In 2014, Boutique Air successfully bid for the air route connecting Clovis, N.M., with Dallas-Fort Worth under the federally financed Essential Air Service (EAS) program.
EAS was part of the Airline Deregulation Act that was enacted in 1978. The program was put into place to guarantee that those small communities that were served by certificated air carriers before airline deregulation maintained a minimal level of scheduled air service.
Boutique Air operates 21 PC-12s and four King Air 350s | TVJ2011 (CC BY-SA 4.0)
The Department of Transportation currently subsidizes commuter and certificated air carriers to serve approximately 60 communities in Alaska and 115 communities in the lower 48 contiguous states. Its budget for fiscal 2016 was $288 million, according to the department.
“We were just a little company with one plane and no real background in airlines, but [officials in Clovis] put their faith in us,” Simpson said.

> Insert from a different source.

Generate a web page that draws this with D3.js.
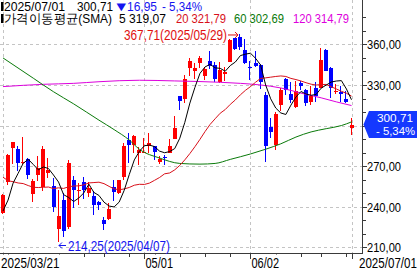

One successful bid led to another.
“So, three years ago, we have one route and one plane, and now we’re operating in 30 cities and have 25 airplanes,” Simpson said.
About 10 percent of its current business involves charters while the remainder is comprised of EAS-subsidized flights.
Simpson called the EAS program “a good place for a small company to get started.”
But there’s always the risk that what the government giveth, the government taketh away. Earlier this year, the Trump administration proposed eliminating all financing for the program in next year’s budget.
That appears unlikely to happen, however. A House budget committee has already including financing for EAS in its federal budget proposal for 2018, and Simpson notes that the program has “a lot of support from both sides of the aisle.”
Simpson hopes to gradually reduce his company’s dependence on EAS by launching non-subsidized routes. “I’d welcome the chance not to be so dependent on a single revenue stream,” he said.
In August, his airline will begin service between Los Angeles and Inyokern, Calif., a small community located near a naval air weapons training center.
Simpson anticipates that many of the workers with high-tech firms that work on projects at the base will be frequent customers of the service.
Boutique Air currently operates 115 flights per day. In 2016, it carried 116,556 passengers. So far this year, it’s carried 93,749 and Simpson believes the passenger total will top 200,000 by the end of the year.
Its most popular route connects Denver with Cortes, Colo.
Boutique Air recently signed an interline agreement with United Airlines. “This is big for us,” he said, because it will allow passengers to easily purchase flights on the United site to communities that Boutique serves.
Currently, the airline operates 25 planes, including 21 PC-12s that seat eight passengers, and four Beechcraft King Air 350s that accommodate nine.
So far, the airline has had no shortage of pilots, a problem that has bedeviled many regional airlines.
“We’re in pretty good shape because we have single-engine planes that weigh less 12,500 pounds,” he said, allowing the airline to hire pilots with fewer hours than those required by regional carriers.
Simpson is not a pilot himself, although he’s acquired 20 hours of flight time and hopes eventually to obtain a license.
“I think I can land a plane and people would be able to walk away,” he quipped.
All Boutique Air flights have two pilots onboard, although only one is required. “Two pilots give you peace of mind, and it is truly safer,” Simpson said. “And when things get complicated in the air, it’s really good to have another pilot there to help out.”
Simpson said the airline’s name was meant to evoke “something a little bit different, a little bit more personal, a little bit nicer but not extravagant, like a boutique hotel.”